Moshe Milevsky, Schulich School of Business finance professor, bested eight other contenders to win stock-picking contest and snare the coffee mug prize, reports The Globe and Mail Jan. 6. Milevsky chose Ketch Energy Ltd. as his pick for the newspaper’s annual My One and Only stock-picking contest. “I wish I could claim some special skill, but the truth is, as someone who is not in the business of managing other people’s money, I can openly admit it was dumb luck,” the professor modestly declared. The rules allow each contestant to pick just one stock trading on the Toronto Stock Exchange at $1 or more. The stocks must be held for a year.

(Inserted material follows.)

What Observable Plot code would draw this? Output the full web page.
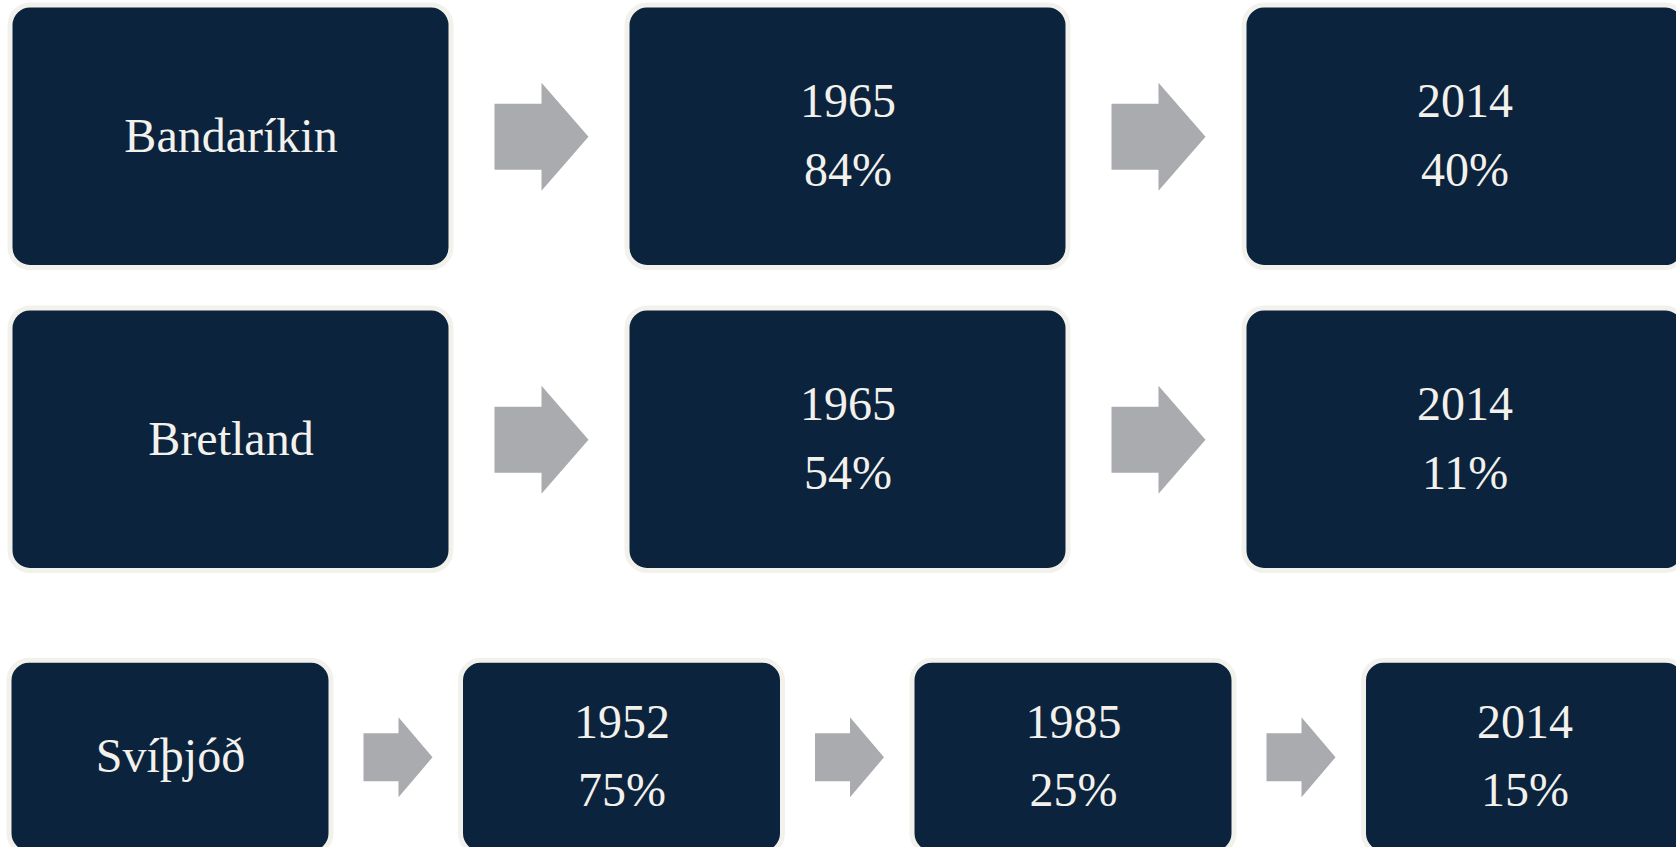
<!DOCTYPE html>
<html>
<head>
<meta charset="utf-8">
<script src="https://cdn.jsdelivr.net/npm/d3@7"></script>
<script src="https://cdn.jsdelivr.net/npm/@observablehq/plot@0.6"></script>
<style>
  html, body { margin: 0; padding: 0; background: #ffffff; overflow: hidden; }
  #chart svg { display: block; }
</style>
</head>
<body>
<div id="chart"></div>
<script>
// ---- data ----
const countries = ["Bandaríkin", "Bretland", "Svíþjóð"];
const years = [[1965, 2014], [1965, 2014], [1952, 1985, 2014]];
const shares = [[84, 40], [54, 11], [75, 25, 15]];

// ---- layout (pixels) ----
const W = 1676, H = 847;
const rowTop = [5, 308, 660.3];
const rowHeight = [262.5, 262.5, 193];
// per number of boxes in a row: left start, box width, pitch, arrow geometry
const layout = {
  3: {x0: 10, boxW: 441, pitch: 617, arrowOff: 43, arrowL: 94, headL: 47, headH: 108, shaftH: 66},
  4: {x0: 9, boxW: 322, pitch: 451.5, arrowOff: 32, arrowL: 69, headL: 34, headH: 80, shaftH: 48}
};

const boxes = [];
const arrows = [];
countries.forEach((c, r) => {
  const labels = [c, ...years[r].map((y, j) => `${y}\n${shares[r][j]}%`)];
  const L = layout[labels.length];
  const top = rowTop[r], h = rowHeight[r], cy = top + h / 2;
  labels.forEach((lab, i) => {
    const x1 = L.x0 + i * L.pitch;
    boxes.push({x1, x2: x1 + L.boxW, y1: top, y2: top + h, cx: x1 + L.boxW / 2, cy, label: lab});
    if (i < labels.length - 1) {
      const a = x1 + L.boxW + L.arrowOff;
      const b = a + L.arrowL - L.headL;
      const t = a + L.arrowL;
      const id = `${r}-${i}`;
      [[a, cy - L.shaftH / 2], [b, cy - L.shaftH / 2], [b, cy - L.headH / 2], [t, cy],
       [b, cy + L.headH / 2], [b, cy + L.shaftH / 2], [a, cy + L.shaftH / 2]]
        .forEach(([x, y]) => arrows.push({id, x, y}));
    }
  });
});

const chart = Plot.plot({
  width: W,
  height: H,
  margin: 0,
  style: {background: "#ffffff", overflow: "hidden"},
  x: {domain: [0, W], axis: null},
  y: {domain: [0, H], reverse: true, axis: null},
  marks: [
    Plot.rect(boxes, {
      x1: "x1", x2: "x2", y1: "y1", y2: "y2",
      rx: 20, ry: 20,
      fill: "#0b233d", stroke: "#f3f1ec", strokeWidth: 5
    }),
    Plot.line(arrows, {
      x: "x", y: "y", z: "id",
      curve: "linear-closed",
      fill: "#aaabae", stroke: "none"
    }),
    Plot.text(boxes, {
      x: "cx", y: "cy", text: "label",
      fill: "#f3f1ec",
      fontFamily: "'Liberation Serif', 'Times New Roman', serif",
      fontSize: 48,
      lineHeight: 1.42,
      lineAnchor: "middle",
      textAnchor: "middle",
      dy: -7
    })
  ]
});
document.getElementById("chart").appendChild(chart);
</script>
</body>
</html>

Kyoto consequences nebulous
Stepan Wood, an expert in Canadian and international environmental law and politics at Osgoode Hall Law School, downplayed warnings from Alan Gotlieb, Canada’s former ambassador to the United States, that the federal government can expect provincial challenges if it implements the Kyoto Protocol on Climate Change and international lawsuits if it balks, reports the National Post Jan. 4. “There’s a complicated and nebulous set of rules about what the consequences will be if countries don’t meet their Kyoto targets. The rules are still being negotiated.”
Blurring the edges
“Conventional advertising is becoming so cluttered. Everybody is looking for ways to break through to the viewer. It’s very clear what [marketers] are doing. They’re trying to blur the edges” between advertising and other content, says Alan Middleton, marketing professor at York’s Schulich School of Business. He was referring to a new deal in which Labatt’s beer will be featured on Fox TV’s “The Best Damn Sports Show Period”, reports The Globe and Mail Jan. 4.
PM avoids buying new choppers
“He will have been able to get through his tenure without having to sign that helicopter contract,” Martin Shadwick, of York University’s Centre for International and Security Studies, said about Prime Minister Jean Chrétien in an Ottawa Citizen story Jan. 3 about not replacing the armed forces aging helicopters for another two years. “I don’t think anyone in the fall of 1993 would have believed that was possible. It’s a good thing the Sea King is a rugged old beast.”
Airlines have little to cheer
“The industry is just facing so much uncertainty. For the airlines and their management and their employees, it’s really just survival mode,” said Fred Lazar, a business professor at York’s Schulich School of Business and long-time airline observer, in a Toronto Star story Jan. 4 on the 100th anniversary of powered flight.
On the air
Canadian Living TV (LIF-TV) rebroadcast an interview Jan. 2 with Prof. Andrea O’Reilly, of York’s School of Women’s Studies and Association for Research on Mothering, about the guilt of motherhood and why many women feel their best is not good enough…. Comments by Osgoode Hall Law School Prof. Alan Young about a Windsor judge throwing out a marijuana possession charge against a 16-year-old youth were carried on CBC and CTV national news programs across Canada and on local television programs such as “Evening News” on CKPR-TV in Thunder Bay.